Please also answer the following math questions.

1. Find the numerical value of: \[\sum_{n=1}^{100}(4n -3)\]

2. Let \(f(x) = x + 1\) and let \(g(x) = 2x - 4\). Is there a number \(C\) with the property that for all \(x > C\), we have \(g(x) > f(x)\)? If so, what is it, and if not, why not?

Don’t just write the answer: also show us why your solution is correct (e.g., show your steps).

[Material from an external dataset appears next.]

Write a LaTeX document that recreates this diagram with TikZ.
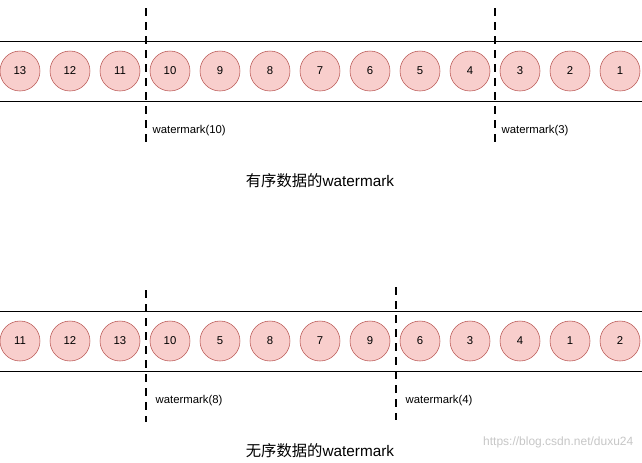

You can do this on a computer or on paper, whichever is most comfortable. You are welcome to write (whether on the computer or paper), but if you do, please make sure your handwriting and the image upload are legible. The Turnin section discusses file formats.

2.8 Grading Standards🔗

This assignment onward will be graded.

When writing tests, imagine that you aren’t just testing your own implementation. Suppose you are instead being asked to write tests to grade someone else’s work. What cases do you need to cover? What are some ways they might have gotten the problem wrong?

2.9 Turnin🔗

For the programming portion, create a single file that contains the five functions named above (it can contain any other helper definitions you like as well). The functions must be named exactly as above and must take parameters of exactly the same type and order as above. Please name your file p2-code.rkt.

For the math portion, there will be a separate turnin section on Gradescope. Gradescope accepts only images or PDF files. Call this file p2-math; the filename would have a suffix that reflects the file type.

Concrete instructions on how to upload your work will be posted to EdStem.

Failure to follow any of these instructions may result in zero credit. If you have prior computing experience and are used to your teachers fixing things for you, please know that that doesn’t happen here.

Be sure to read and follow the instructions in Placement AFQ and Anticipated Frequent Questions as well (e.g., note the requirement of anonymity) for this and all subsequent assignments.